Seeed have demos of using the multiple mics on their reSpeaker products - but their demos are not open source :frowning: and their device driver uses only one mic. Espressif’s software for the ESP-S3 BOX is really impressive - but only works with their IDE, uses several key proprietary modules, and doesn’t do more than their demo. To be fair, neither of these companies is trying to sell product direct to public - they are selling the building blocks for other companies to use in their own products. And these other companies are (quite reasonably) wanting to get the most advantage from their own software investment … which means locking customers in to cloud servers :frowning:

Agreed that no FOSS project can subsidise the hardware.

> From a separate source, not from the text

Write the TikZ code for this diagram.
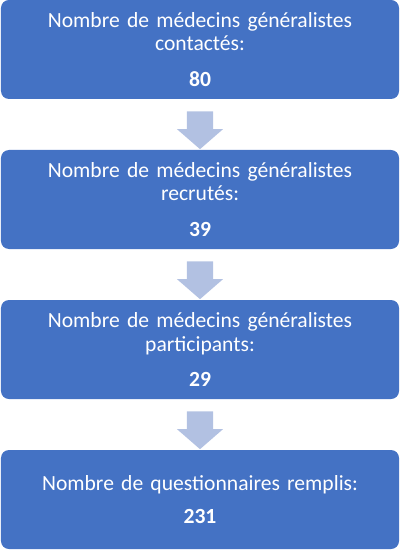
\documentclass[tikz,border=0pt]{standalone}
\usepackage{fontspec}
\setmainfont{Carlito}
\usetikzlibrary{shapes.arrows,calc}

\definecolor{bleuetape}{RGB}{68,114,196}
\definecolor{bleufleche}{RGB}{178,193,226}

\begin{document}
\begin{tikzpicture}[x=1bp,y=1bp]
	\useasboundingbox (0,0) rectangle (400,-550);
	\tikzset{
		etape/.style={rectangle,rounded corners=8bp,fill=bleuetape,text=white,
			minimum width=398bp,minimum height=99bp,text width=390bp,align=center,
			inner sep=0pt,font=\fontsize{21.6bp}{23.5bp}\selectfont},
		fleche/.style={single arrow,shape border rotate=270,fill=bleufleche,
			minimum height=37bp,minimum width=46bp,single arrow head extend=10bp,
			single arrow tip angle=98,inner sep=13bp,draw=none}
	}

	% etapes 1 a 3
	\foreach \i/\t/\n in {1/contactés/80,2/recrutés/39,3/participants/29} {
		\pgfmathsetmacro{\y}{-49.5-150*(\i-1)};
		\node[etape] (e\i) at (200,\y) {Nombre de médecins généralistes\\ \t:\\[12bp] \textbf{\n}};
		}
	% etape 4
	\node[etape] (e4) at (200,-499.5) {Nombre de questionnaires remplis:\\[10bp] \textbf{231}};

	% fleches
	\foreach \a in {1,2,3} {
		\pgfmathsetmacro{\b}{int(\a+1)};
		\node[fleche] (f\a) at ($(e\a.south)!0.5!(e\b.north)$) {};
		}
\end{tikzpicture}
\end{document}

BUT it seems to me that we are currently spending about twice as much (for ESP-S3 BOX, RasPi + Jabra conference speaker, RasPi + reSpeaker, etc) as the for-profit mass-produced devices, and getting lower quality - most of which is the lack of DSP. I believe that with better firmware/software that price difference can be justified.

Mike has hinted several times throughout the year that Nabu Casa do see voice satellites as a key component of Home Assistant, and are closely watching developments in that area. In Chapter 5 we see that Nabu Casa have put in effort to bring the ESP-32-S3 BOX 3 from ESP-IDE to ESPHome. I understand that the ESP32-S3 chip includes some specialised AI hardware which could potentially be used to improve sound quality, wakeword detection, and some of the other DSP magic. I don’t care if some parts of it are proprietary and source code is not available (like RasPi video) - more important that it works reliably, independently, and LOCALLY.

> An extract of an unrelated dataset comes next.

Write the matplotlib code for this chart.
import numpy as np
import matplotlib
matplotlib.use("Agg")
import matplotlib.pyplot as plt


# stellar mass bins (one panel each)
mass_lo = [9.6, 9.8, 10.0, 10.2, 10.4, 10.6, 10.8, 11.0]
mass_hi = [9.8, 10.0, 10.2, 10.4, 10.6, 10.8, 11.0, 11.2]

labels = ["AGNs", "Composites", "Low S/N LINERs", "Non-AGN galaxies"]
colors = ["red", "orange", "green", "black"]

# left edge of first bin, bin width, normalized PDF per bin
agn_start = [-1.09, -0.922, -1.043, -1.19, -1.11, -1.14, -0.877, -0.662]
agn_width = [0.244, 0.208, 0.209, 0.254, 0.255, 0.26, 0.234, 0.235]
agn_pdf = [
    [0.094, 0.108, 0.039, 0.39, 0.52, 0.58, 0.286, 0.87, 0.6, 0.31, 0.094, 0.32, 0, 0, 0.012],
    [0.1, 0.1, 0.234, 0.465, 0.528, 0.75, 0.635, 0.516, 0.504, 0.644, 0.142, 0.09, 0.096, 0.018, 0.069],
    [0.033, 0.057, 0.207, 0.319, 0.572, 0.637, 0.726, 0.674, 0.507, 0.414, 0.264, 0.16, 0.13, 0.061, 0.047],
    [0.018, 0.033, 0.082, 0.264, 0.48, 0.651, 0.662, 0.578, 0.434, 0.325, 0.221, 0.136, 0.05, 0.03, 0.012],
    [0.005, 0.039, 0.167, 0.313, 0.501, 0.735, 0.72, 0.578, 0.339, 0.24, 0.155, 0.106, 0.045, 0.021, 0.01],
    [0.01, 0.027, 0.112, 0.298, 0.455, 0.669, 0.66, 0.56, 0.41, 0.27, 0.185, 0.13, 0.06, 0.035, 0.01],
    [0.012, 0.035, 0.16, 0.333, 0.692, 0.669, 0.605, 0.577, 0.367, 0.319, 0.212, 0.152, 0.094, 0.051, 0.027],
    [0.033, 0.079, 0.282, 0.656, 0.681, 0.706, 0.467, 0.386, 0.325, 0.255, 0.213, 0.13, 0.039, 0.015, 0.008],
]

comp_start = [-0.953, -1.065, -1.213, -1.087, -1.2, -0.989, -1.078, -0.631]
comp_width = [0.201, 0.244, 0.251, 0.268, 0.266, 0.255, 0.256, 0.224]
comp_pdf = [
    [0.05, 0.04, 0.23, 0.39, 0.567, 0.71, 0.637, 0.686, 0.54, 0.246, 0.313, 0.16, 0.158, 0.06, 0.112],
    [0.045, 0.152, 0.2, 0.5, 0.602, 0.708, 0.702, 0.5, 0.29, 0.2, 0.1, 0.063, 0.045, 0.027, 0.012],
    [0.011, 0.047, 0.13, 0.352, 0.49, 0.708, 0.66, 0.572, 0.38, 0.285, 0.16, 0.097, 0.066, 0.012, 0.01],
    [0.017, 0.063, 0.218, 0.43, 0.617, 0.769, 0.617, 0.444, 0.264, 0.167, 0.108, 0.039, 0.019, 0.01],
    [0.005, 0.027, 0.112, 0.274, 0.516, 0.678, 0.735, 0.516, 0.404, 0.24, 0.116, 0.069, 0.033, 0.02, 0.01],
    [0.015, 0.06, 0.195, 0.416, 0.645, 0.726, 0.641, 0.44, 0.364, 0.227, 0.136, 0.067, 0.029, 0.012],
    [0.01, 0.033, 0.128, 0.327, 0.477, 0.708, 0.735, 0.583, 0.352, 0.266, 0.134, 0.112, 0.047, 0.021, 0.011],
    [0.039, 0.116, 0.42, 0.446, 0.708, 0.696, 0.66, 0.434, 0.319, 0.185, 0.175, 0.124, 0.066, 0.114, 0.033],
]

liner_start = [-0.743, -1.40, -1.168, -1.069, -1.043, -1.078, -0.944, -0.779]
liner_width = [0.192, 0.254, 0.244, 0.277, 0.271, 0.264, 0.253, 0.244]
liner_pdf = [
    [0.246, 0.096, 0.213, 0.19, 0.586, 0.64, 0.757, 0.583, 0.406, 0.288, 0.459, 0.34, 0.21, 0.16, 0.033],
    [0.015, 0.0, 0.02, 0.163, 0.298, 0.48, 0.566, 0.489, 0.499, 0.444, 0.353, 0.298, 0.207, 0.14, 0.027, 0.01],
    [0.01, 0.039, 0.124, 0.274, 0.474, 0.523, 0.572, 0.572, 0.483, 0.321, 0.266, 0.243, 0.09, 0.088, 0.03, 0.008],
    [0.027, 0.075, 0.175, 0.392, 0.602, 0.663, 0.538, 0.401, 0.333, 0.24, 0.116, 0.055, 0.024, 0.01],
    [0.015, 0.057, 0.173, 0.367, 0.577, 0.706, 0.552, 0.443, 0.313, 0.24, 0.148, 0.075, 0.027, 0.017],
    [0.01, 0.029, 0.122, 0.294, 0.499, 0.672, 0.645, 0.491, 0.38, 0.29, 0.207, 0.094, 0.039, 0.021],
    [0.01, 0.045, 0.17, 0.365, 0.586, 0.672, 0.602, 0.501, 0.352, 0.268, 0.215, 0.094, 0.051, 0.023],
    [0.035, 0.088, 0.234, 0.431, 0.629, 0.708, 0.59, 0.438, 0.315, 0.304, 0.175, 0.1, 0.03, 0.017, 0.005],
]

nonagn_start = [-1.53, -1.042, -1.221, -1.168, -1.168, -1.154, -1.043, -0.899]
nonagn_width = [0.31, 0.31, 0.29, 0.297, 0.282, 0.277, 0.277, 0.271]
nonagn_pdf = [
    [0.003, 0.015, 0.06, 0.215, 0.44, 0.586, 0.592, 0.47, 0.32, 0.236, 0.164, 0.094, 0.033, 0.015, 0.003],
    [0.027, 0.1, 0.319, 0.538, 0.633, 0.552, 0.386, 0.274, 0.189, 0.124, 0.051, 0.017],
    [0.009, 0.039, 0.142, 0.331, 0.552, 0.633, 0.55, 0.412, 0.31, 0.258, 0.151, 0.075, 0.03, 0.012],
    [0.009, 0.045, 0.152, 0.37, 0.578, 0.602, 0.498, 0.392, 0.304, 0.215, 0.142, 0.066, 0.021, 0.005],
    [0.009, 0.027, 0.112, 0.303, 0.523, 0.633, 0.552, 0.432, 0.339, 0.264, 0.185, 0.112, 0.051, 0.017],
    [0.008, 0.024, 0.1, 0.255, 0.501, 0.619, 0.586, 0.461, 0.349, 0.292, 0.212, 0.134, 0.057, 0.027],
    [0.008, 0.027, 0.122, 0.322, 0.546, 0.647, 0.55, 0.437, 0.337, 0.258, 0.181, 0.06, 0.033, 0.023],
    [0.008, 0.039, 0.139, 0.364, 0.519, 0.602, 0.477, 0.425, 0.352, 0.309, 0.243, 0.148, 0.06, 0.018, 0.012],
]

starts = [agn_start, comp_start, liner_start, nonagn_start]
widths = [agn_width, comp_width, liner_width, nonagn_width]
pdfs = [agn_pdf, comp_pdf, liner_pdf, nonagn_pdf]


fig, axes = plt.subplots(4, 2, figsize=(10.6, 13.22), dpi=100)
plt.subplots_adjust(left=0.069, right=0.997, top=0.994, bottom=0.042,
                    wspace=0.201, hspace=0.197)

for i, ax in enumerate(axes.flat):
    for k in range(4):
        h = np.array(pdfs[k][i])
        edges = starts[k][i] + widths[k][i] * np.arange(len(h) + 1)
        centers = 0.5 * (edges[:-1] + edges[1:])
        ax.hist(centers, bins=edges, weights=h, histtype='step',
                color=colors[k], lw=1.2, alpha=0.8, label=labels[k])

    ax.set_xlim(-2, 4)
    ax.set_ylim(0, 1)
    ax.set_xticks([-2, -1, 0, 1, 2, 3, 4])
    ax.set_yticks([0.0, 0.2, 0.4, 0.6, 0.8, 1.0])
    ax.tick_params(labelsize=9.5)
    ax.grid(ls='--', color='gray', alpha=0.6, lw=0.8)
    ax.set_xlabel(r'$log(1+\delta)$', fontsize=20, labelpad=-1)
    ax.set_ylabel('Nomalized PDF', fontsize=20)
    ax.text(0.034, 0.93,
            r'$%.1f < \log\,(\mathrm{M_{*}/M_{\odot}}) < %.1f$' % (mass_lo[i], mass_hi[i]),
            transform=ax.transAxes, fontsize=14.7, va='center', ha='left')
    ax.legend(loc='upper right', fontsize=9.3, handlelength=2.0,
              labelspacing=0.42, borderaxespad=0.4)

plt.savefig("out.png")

The ESP S3 BOX 3 with ESPHome seems pretty close to my ideal voice satellite … and yet it was developed to showcase ESP’s hardware, not to sell direct to public as a finished product. Once the software is more mature, I anticipate Nabu Casa could leverage its ESP expertise to tweak the hardware and market a Voice Assistant Satellite, in much the same way that Home Assistant Blue, Yellow and Green are not totally new products developed from the ground up. Did “these small-batch, niche devices” “lose the interest of most people” and loose money for Nabu Casa ?

Just my thoughts. Nabu Casa will make its own decisions based on its own business intelligence and other factors. For the present time, with Nabu Casa support I am happy to recommend ESP-S3 BOX 3 running ESPHome as preferred voice satellite, with M5 ATOM Echo as an option to have lots of cheap “ears” around the house.

2 Likes

To not clogg the thread with too generic content not related specifically to chapter 5, I set up a dedicated poll over in the voice assistant section of the forum:

2 Likes

I completely agree. Just wanted to add, that BOX/Atom solution should have local wake word recognition first - otherwise HA server will be pretty overloaded. It’s on roadmap, and Espressif demo does it - so it’s possible. Fingers crossed. :slight_smile:

Why? I don’t think it’s stable enough to use, if it’s not included by HA devs themselves. I can share, but if you can’t do it yourself, is it worth bringing more potential bugs? :slight_smile:

it’s seems that this feature isn’t available in french; so i opened a issue in GH

1 Like

I can’t remember anymore :smile: A Wyoming/Hermes bridge has been on my TODO list forever. For the purposes of controlling LEDs, the bridge could be pretty simple as you just need to know about specific states.